Awards and citations:

1997: Le Prix du Champagne Lanson Noble Cuvée Award for investigations into Champagne for the Millennium investment scams

2001: Le Prix Champagne Lanson Ivory Award for

2011: Vindic d'Or MMXI – 'Meilleur blog anti-1855'

2011: Robert M. Parker, Jnr: ‘This blogger...’:

2012: Born Digital Wine Awards: No Pay No Jay – best investigative wine story

2012: International Wine Challenge – Personality of the Year Award

Wednesday, 28 November 2012

The Wine Investment Association (WIA) – reflections before today's launch

Entrance to Château Léoville Las Cases

Update: 19.50 – The WIA site is now live: unfortunately a number of crucial elements of the site are not yet live including all important the Code of Conduct. I hope that as full a version of the site as possible is up with the minimum of delay. I will shortly be posting my initial reactions to the launch of the WIA.   

The Wine Investment Association will be launched in London this afternoon.

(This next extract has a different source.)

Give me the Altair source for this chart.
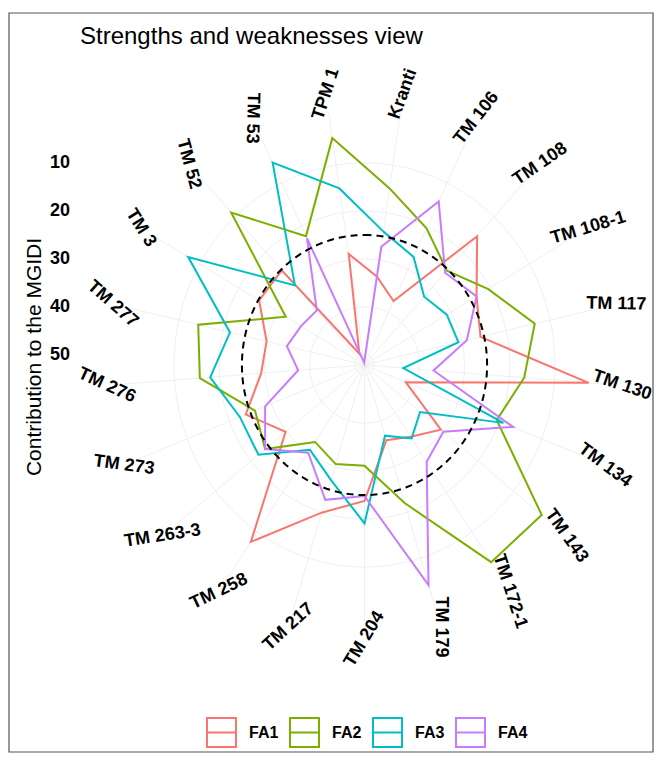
import json
import altair as alt
import pandas as pd

# ---------------- data ----------------
genotypes = ["Kranti", "TM 106", "TM 108", "TM 108-1", "TM 117", "TM 130", "TM 134",
             "TM 143", "TM 172-1", "TM 179", "TM 204", "TM 217", "TM 258", "TM 263-3",
             "TM 273", "TM 276", "TM 277", "TM 3", "TM 52", "TM 53", "TPM 1"]
factors = ["FA1", "FA2", "FA3", "FA4"]
fa1 = [33.5, 37.3, 15.5, 23.5, 25.8, 2.4, 42.3, 30.5, 34.0, 35.7, 23.8,
       19.9, 7.5, 29.8, 23.9, 29.2, 29.9, 25.2, 25.2, 49.5, 28.7]
fa2 = [14.9, 20.5, 25.3, 20.5, 13.5, 16.7, 20.7, 2.0, 2.4, 22.0, 31.1,
       30.5, 32.7, 24.0, 26.1, 15.6, 14.4, 32.0, 8.8, 22.3, 4.3]
fa3 = [24.0, 27.1, 32.7, 31.1, 30.8, 43.5, 19.1, 36.4, 33.6, 36.7, 19.1,
       27.0, 30.7, 22.1, 22.5, 17.9, 21.6, 7.1, 29.5, 5.3, 14.9]
fa4 = [27.2, 14.3, 25.9, 23.5, 28.9, 36.8, 16.8, 29.8, 27.7, 4.1, 24.8,
       22.7, 30.0, 24.0, 28.5, 37.4, 34.5, 35.9, 36.6, 22.8, 51.6]
radial_ticks = [10, 20, 30, 40, 50]
colors = ["#F8766D", "#7CAE00", "#00BFC4", "#C77CFF"]
title_text = "Strengths and weaknesses view"
axis_title = "Contribution to the MGIDI"

# ---------------- geometry ----------------
N = len(genotypes)
R_MAX = 52.1          # value sitting at the centre (reversed radial scale)
R_LABEL = 57.1        # radial distance of the genotype labels
R_SPOKE = 53.5
EQUAL = 100 / len(factors)

W, H = 565, 610
XHALF = W / 2 / 4.524
YHALF = H / 2 / 4.8

rows = []
for f, vals in zip(factors, [fa1, fa2, fa3, fa4]):
    for i, (g, v) in enumerate(zip(genotypes, vals)):
        rows.append({"genotype": g, "idx": i, "factor": f, "value": v})
df = pd.DataFrame(rows)
lab_df = pd.DataFrame({"genotype": genotypes, "idx": list(range(N))})
tick_df = pd.DataFrame({"tick": radial_ticks})

xs = alt.Scale(domain=[-XHALF, XHALF], nice=False, zero=False)
ys = alt.Scale(domain=[-YHALF, YHALF], nice=False, zero=False)
theta_expr = f"(datum.idx + 0.5) * 2 * PI / {N}"

X = lambda f: alt.X(f, type="quantitative", scale=xs, axis=None)
Y = lambda f: alt.Y(f, type="quantitative", scale=ys, axis=None)

frame = alt.Chart(alt.Data(values=[{}])).mark_rect(
    filled=False, stroke="#555555", strokeWidth=1.2
).encode(x=alt.value(-73), x2=alt.value(571), y=alt.value(-47), y2=alt.value(692))

rings = alt.Chart(alt.sequence(0, 360, 3, as_="deg")).transform_calculate(
    ring=json.dumps(radial_ticks)
).transform_flatten(["ring"]).transform_calculate(
    px=f"({R_MAX} - datum.ring) * sin(datum.deg * PI / 180)",
    py=f"({R_MAX} - datum.ring) * cos(datum.deg * PI / 180)",
).mark_line(interpolate="linear-closed", color="#EBEBEB", strokeWidth=0.8).encode(
    x=X("px"), y=Y("py"), detail="ring:N", order="deg:Q"
)

spokes = alt.Chart(lab_df).transform_calculate(th=theta_expr).transform_calculate(
    x0="0", y0="0",
    x1=f"{R_SPOKE} * sin(datum.th)", y1=f"{R_SPOKE} * cos(datum.th)",
).mark_rule(color="#EBEBEB", strokeWidth=0.8).encode(
    x=X("x0"), y=Y("y0"), x2="x1:Q", y2="y1:Q"
)

lines = alt.Chart(df).transform_calculate(
    th=theta_expr, rr=f"{R_MAX} - datum.value"
).transform_calculate(
    px="datum.rr * sin(datum.th)", py="datum.rr * cos(datum.th)"
).mark_line(interpolate="linear-closed", strokeWidth=2).encode(
    x=X("px"),
    y=Y("py"),
    color=alt.Color("factor:N", scale=alt.Scale(domain=factors, range=colors),
                    legend=alt.Legend(orient="none", legendX=124, legendY=657,
                                      direction="horizontal", title=None,
                                      symbolType="M-1,-1H1V1H-1Z M-1,0H1", symbolSize=841,
                                      symbolStrokeWidth=2, symbolFillColor="transparent",
                                      labelFontSize=16, labelFontWeight="bold", labelColor="black",
                                      labelOffset=12, columnPadding=7, padding=0)),
    order=alt.Order("idx:Q"),
)

dash = alt.Chart(alt.sequence(0, 360, 2, as_="deg")).transform_calculate(
    px=f"({R_MAX} - {EQUAL}) * sin(datum.deg * PI / 180)",
    py=f"({R_MAX} - {EQUAL}) * cos(datum.deg * PI / 180)",
).mark_line(interpolate="linear-closed", color="black", strokeWidth=2, strokeDash=[7, 5]).encode(
    x=X("px"), y=Y("py"), order="deg:Q"
)

labels = alt.Chart(lab_df).transform_calculate(
    th=theta_expr, deg=f"(datum.idx + 0.5) * 360 / {N}"
).transform_calculate(
    px=f"{R_LABEL} * sin(datum.th)", py=f"{R_LABEL} * cos(datum.th)",
    rot="datum.deg < 175 ? 1.037 * datum.deg - 78.9 : 0.974 * datum.deg - 234.3",
).transform_calculate(
    rot2="datum.rot > 105 ? datum.rot - 180 : datum.rot"
).transform_calculate(
    rot3="(datum.rot2 + 360) % 360"
).mark_text(fontSize=18, fontWeight="bold", color="black", align="center", baseline="middle").encode(
    x=X("px"), y=Y("py"), text="genotype:N", angle=alt.Angle("rot3:Q", scale=None)
)

# radial axis (reversed): tick labels on the left, at the radius of each value
tick_labels = alt.Chart(tick_df).transform_calculate(
    py=f"{R_MAX} - datum.tick"
).mark_text(fontSize=18, fontWeight="bold", color="black", align="right", baseline="middle").encode(
    x=alt.value(-12), y=Y("py"), text="tick:Q"
)

axis_title_mark = alt.Chart(alt.Data(values=[{"t": axis_title}])).mark_text(
    fontSize=21, color="black", align="center", baseline="middle", angle=270
).encode(x=alt.value(-47), y=alt.value(297), text="t:N")

title_mark = alt.Chart(alt.Data(values=[{"t": title_text}])).mark_text(
    fontSize=24, color="black", align="left", baseline="alphabetic"
).encode(x=alt.value(-2), y=alt.value(-16), text="t:N")

chart = alt.layer(frame, rings, spokes, lines, dash, labels, tick_labels,
                  axis_title_mark, title_mark).properties(
    width=W, height=H,
    padding={"left": 74, "top": 52, "right": 7, "bottom": 83},
    autosize=alt.AutoSizeParams(type="none"),
).configure(font="Liberation Sans").configure_view(stroke="transparent")

chart.save("out.html", embed_options={"renderer": "svg", "actions": False})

Here are some pre-launch thoughts about the initiative that were first posted on Les 5 du Vin yesterday.

'This new initiative will be launched on Wednesday afternoon at the offices of Mazars, who specialise in audit, tax and advisory services.  It will be interesting to see not only the proposals from this new association but also to see how it will be run and to what level of independence the new body will have from its founders. Will the founder companies Vin-X, Culver Street, Provenance Wines and Albany Portfolio Management have to apply to an independent body for admission to the WIA or, as founders, is membership automatic?

Will cold calls be permitted by the WIA and what about upfront commissions? If investors and other fine wine companies are to have confidence in the initiative, which is potentially welcome and could be very useful for investors, then the WIA should set its face against both practices. There may be a place for a portfolio management fee providing investors are paying extra for something of value and the fee is properly explained and transparent but not if it is a disguised up front commission. This initiative moves wine investment towards regulation, albeit self-regulation. If all wine investment rather than just wine funds were to come under the remit of the FSA, then I am sure that cold-calling would be banned as it is for wine funds (classified as a collective investment) and for the selling of mortgages.

One of the most unpleasant aspects of the wine investment scams has been the hounding of elderly and vulnerable people by commission driven spivs only interested in maximising their wages to spend on flash cars, clothes etc.. Cold calling is part of that culture. I know that Albany Portfolio Management, for one, does not use cold calling as they believe that the practice is self-defeating. Surely all companies concerned about their reputations ought to come to the same conclusion?

The advice given or stance taken about storage, performance claims made, valuations, tax liabilities will also be crucial as will any proposals for policing the association.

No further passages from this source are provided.